At each point, the patient and physician will arrive at a joint decision in which the physician agrees to care for the patient and the patient agrees to be treated by the physician. The particular resolution of rights and responsibilities reached at a given point of the relationship may change with time and circumstances. The resiliency of the relationship will depend importantly on the extent of trust and confidence exchanged between patient and professional.

What are we to make of this appeal to a “multitude of different realities” where “the particular resolution of rights and responsibilities reached at a given point of the relationship may change with time and circumstances?”  The ethicists seem to confuse the process of deliberation and the actual act of deciding.

The idea that a medical decision should be a process of accommodation between a doctor and a patient is really untenable, and we will explore this difficulty in a more concrete way in the next post.

4 Comments

  1. Michael, great to see you in print again, this time with a timeless well-done analysis of SDM.

    I rather see the physician’s relationship with a patient as that of a trustee, in our professional case with a covenant of loyalty to the patient’s interests for >2000 years. The covenant has had many ups and downs–the most recent downs were and are the Soviet system and HMO gatekeeping [Pellegrino ED. Guarding the integrity of medical ethics: some lessons from Soviet Russia. JAMA. 1995;273 (20):1622-1623
    Pellegrino ED. Rationing Health Care: The Ethics of Medical Gate-keeping. Journal of Contemporary Health Law and Policy 2:23, 1986.]. The Obamacare creation of more powerful crony cartels for rationing care is an ever-greater threat to patients and has decimated the integrity of medical ethics, when HMO-ACO gatekeepers are paid more for ordering less care and paid less for ordering “too much” use of corporate dollars (the “value pay” system of bribery contingent on the volume of care ordered: a corrupt system shamefully legalized by federal FTC and CMMS regulations and MACRA.
    Thanks again,
    Bob

    1. Thank you very much, Bob. And thank you for those references. Ed Pellegrino is very good. I missed meeting him in person by a few weeks. In 2012, I helped organize a medical ethics conference in SF and invited him to speak. At age 92, he accepted but asked to be accompanied by his son on the trip which we agreed to. Unfortunately, I received word that his health had taken a turn for the worse and that he would not be able to come. He died a few months later.

      1. We indeed lost a great man when Pellegrino died. What a disappointment to miss meeting him!
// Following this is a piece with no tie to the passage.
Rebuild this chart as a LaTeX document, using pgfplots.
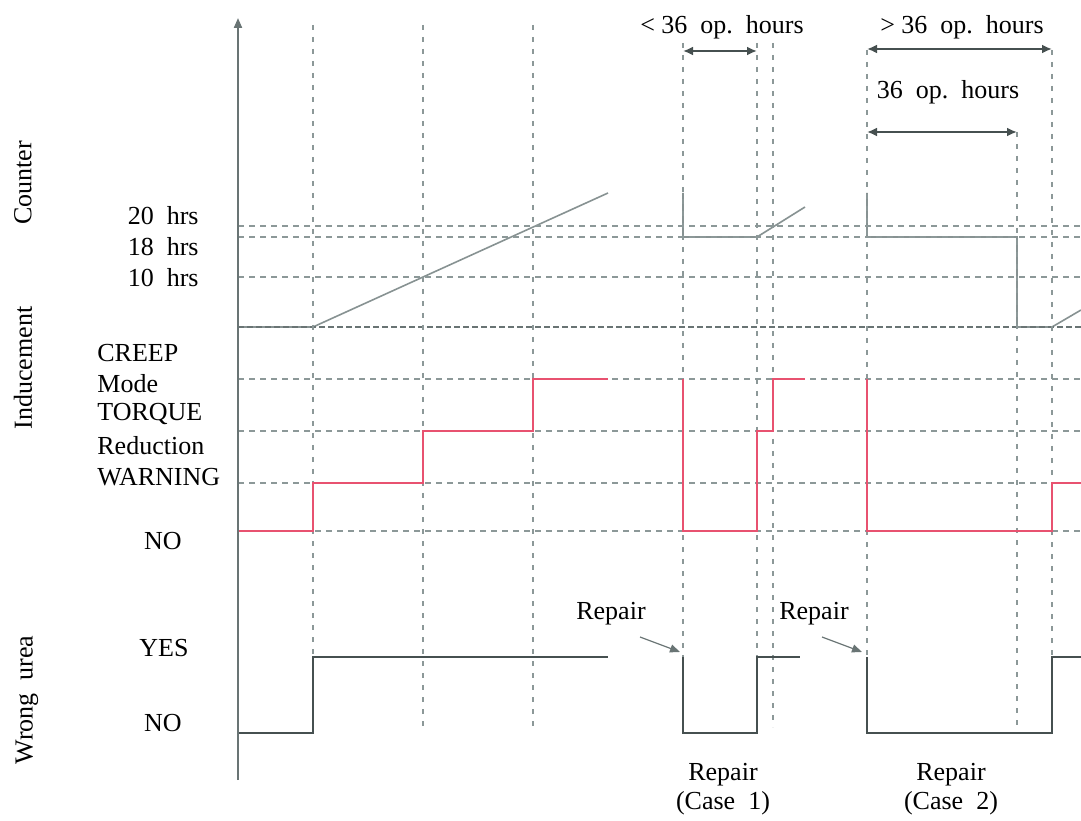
\documentclass[border=0pt]{standalone}
\usepackage{pgfplots}
\usepackage{pgfplotstable}
\pgfplotsset{compat=1.18}
\usepackage{fontspec}
\setmainfont{Liberation Serif}
\usetikzlibrary{arrows.meta}

\definecolor{gridgray}{RGB}{140,152,152}
\definecolor{axisgray}{RGB}{105,116,116}
\definecolor{countgray}{RGB}{135,146,146}
\definecolor{indred}{RGB}{232,82,112}
\definecolor{ureagray}{RGB}{70,80,80}

% picture coordinates: x to the right, y upwards, 1 unit = 1 px of the reference
\pgfplotstableread{
x h
238 0
313 0
608 26.8
}\countA
\pgfplotstableread{
x h
683 26.8
683 18
757 18
805 24
}\countB
\pgfplotstableread{
x h
867 26.8
867 18
1017 18
1017 0
1052 0
1081 3.4
}\countC

\begin{document}
\begin{tikzpicture}[every node/.style={font=\fontsize{13}{15}\selectfont, inner sep=0pt}]
\begin{axis}[
    scale only axis,
    width=540.5pt, height=410pt,
    xmin=0, xmax=1081, ymin=0, ymax=820,
    hide axis, clip=false,
]
    % counter, hours -> picture height
    \addplot[countgray, line width=0.8pt] table[x=x, y expr=493+5*\thisrow{h}] {\countA};
    \addplot[countgray, line width=0.8pt] table[x=x, y expr=493+5*\thisrow{h}] {\countB};
    \addplot[countgray, line width=0.8pt] table[x=x, y expr=493+5*\thisrow{h}] {\countC};

    % horizontal dashed levels
    \foreach \yy in {594,583,543,441,389,337,289} {
        \edef\temp{\noexpand\addplot[gridgray, line width=0.9pt, dash pattern=on 3pt off 2.5pt]
            coordinates {(238,\yy) (1081,\yy)};}
        \temp
    }
    \addplot[axisgray, line width=1pt, dash pattern=on 3pt off 1.5pt] coordinates {(238,493) (1081,493)};

    % vertical dashed events
    \addplot[gridgray, line width=0.9pt, dash pattern=on 2.5pt off 3.5pt] coordinates {(313,795) (313,87)};
    \addplot[gridgray, line width=0.9pt, dash pattern=on 2.5pt off 3.5pt] coordinates {(423,795) (423,90)};
    \addplot[gridgray, line width=0.9pt, dash pattern=on 2.5pt off 3.5pt] coordinates {(533,795) (533,90)};
    \addplot[gridgray, line width=0.9pt, dash pattern=on 2.5pt off 3.5pt] coordinates {(683,777) (683,87)};
    \addplot[gridgray, line width=0.9pt, dash pattern=on 2.5pt off 3.5pt] coordinates {(757,777) (757,87)};
    \addplot[gridgray, line width=0.9pt, dash pattern=on 2.5pt off 3.5pt] coordinates {(773,777) (773,93)};
    \addplot[gridgray, line width=0.9pt, dash pattern=on 2.5pt off 3.5pt] coordinates {(867,770) (867,87)};
    \addplot[gridgray, line width=0.9pt, dash pattern=on 2.5pt off 3.5pt] coordinates {(1017,688) (1017,87)};
    \addplot[gridgray, line width=0.9pt, dash pattern=on 2.5pt off 3.5pt] coordinates {(1052,770) (1052,87)};

    % inducement (red steps)
    \addplot[indred, line width=1.2pt] coordinates {
        (238,289) (313,289) (313,337) (423,337) (423,389) (533,389) (533,441) (608,441)
    };
    \addplot[indred, line width=1.2pt] coordinates {
        (683,441) (683,289) (757,289) (757,389) (773,389) (773,441) (805,441)
    };
    \addplot[indred, line width=1.2pt] coordinates {
        (867,441) (867,289) (1052,289) (1052,337) (1081,337)
    };

    % wrong urea (dark steps)
    \addplot[ureagray, line width=1.1pt] coordinates {
        (238,87) (313,87) (313,163) (608,163)
    };
    \addplot[ureagray, line width=1.1pt] coordinates {
        (683,163) (683,87) (757,87) (757,163) (800,163)
    };
    \addplot[ureagray, line width=1.1pt] coordinates {
        (867,163) (867,87) (1052,87) (1052,163) (1081,163)
    };

    % vertical axis with arrow
    \draw[axisgray, line width=1pt, -{Triangle[length=5pt,width=4pt]}] (axis cs:238,40) -- (axis cs:238,802);

    % duration arrows
    \draw[ureagray, line width=1pt, {Latex[length=5pt,width=4.5pt]}-{Latex[length=5pt,width=4.5pt]}]
        (axis cs:683,769) -- (axis cs:757,769);
    \draw[ureagray, line width=1pt, {Latex[length=5pt,width=4.5pt]}-{Latex[length=5pt,width=4.5pt]}]
        (axis cs:867,771) -- (axis cs:1052,771);
    \draw[ureagray, line width=1pt, {Latex[length=5pt,width=4.5pt]}-{Latex[length=5pt,width=4.5pt]}]
        (axis cs:867,688) -- (axis cs:1017,688);
    \node at (axis cs:722,793) {<\ 36\ \ op.\ \ hours};
    \node at (axis cs:962,793) {>\ 36\ \ op.\ \ hours};
    \node at (axis cs:948,728) {36\ \ op.\ \ hours};

    % repair pointers
    \node at (axis cs:611,206) {Repair};
    \node at (axis cs:814,206) {Repair};
    \draw[axisgray, line width=0.6pt, -{Triangle[length=5pt,width=4pt]}] (axis cs:640,183) -- (axis cs:680,168);
    \draw[axisgray, line width=0.6pt, -{Triangle[length=5pt,width=4pt]}] (axis cs:822,183) -- (axis cs:862,168);
    \node at (axis cs:723,45) {Repair};
    \node at (axis cs:723,17) {(Case\ \ 1)};
    \node at (axis cs:951,45) {Repair};
    \node at (axis cs:951,17) {(Case\ \ 2)};

    % panel titles
    \node[rotate=90] at (axis cs:23,637) {Counter};
    \node[rotate=90] at (axis cs:23,452) {Inducement};
    \node[rotate=90] at (axis cs:27,120) {Wrong\ \ urea};

    % level labels
    \node[anchor=east] at (axis cs:199,604) {20\ \ hrs};
    \node[anchor=east] at (axis cs:199,573) {18\ \ hrs};
    \node[anchor=east] at (axis cs:199,542) {10\ \ hrs};
    \node[anchor=west] at (axis cs:97,467) {CREEP};
    \node[anchor=west] at (axis cs:97,436) {Mode};
    \node[anchor=west] at (axis cs:97,406) {TORQUE};
    \node[anchor=west] at (axis cs:97,374) {Reduction};
    \node[anchor=west] at (axis cs:97,343) {WARNING};
    \node at (axis cs:163,279) {NO};
    \node at (axis cs:164,172) {YES};
    \node at (axis cs:163,97) {NO};
\end{axis}
\pgfresetboundingbox
\path (current axis.south west) rectangle (current axis.north east);
\end{tikzpicture}
\end{document}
Bob

  2. The example is interesting to me, because my own husband was coerced to submit to an unnecessary (and incompetently implanted) pacemaker as part of a near-fatal malpractice cascade and was treated like dirt, shouted at and insulted, by two electros because he had just enough backbone to refuse to make it an ICD. Relevant factors, though we did not know them all at the time and were certainly not informed, included the fact that published guidelines specifically said NOT to implant ICDs in his situation; the small likelihood of benefit; the large likelihood of harm; and the fact that if he were dying of a non-cardiac cause he would not want to spend his last hours being zapped over and over. (Electro #1 responded to this, in a tone of amazed contempt: “WHY would you EVER not want to be deFIBrillated?” It was clear that this was a rhetorical question and that our unacceptable value judgements were not worthy of further discussion.) We later discovered that the CEO of the hospital believed in “forced productivity” and that the electro in question collects huge industry payments. Had my husband gotten an ICD and had it been programmed as badly as the pacemaker, within the first six weeks either it would have fired enough times to completely destroy his heart or he would have shot himself with my full approval. So the idea that we should have sat back and let the noble and wise allopaths make all the decisions is just ludicrous.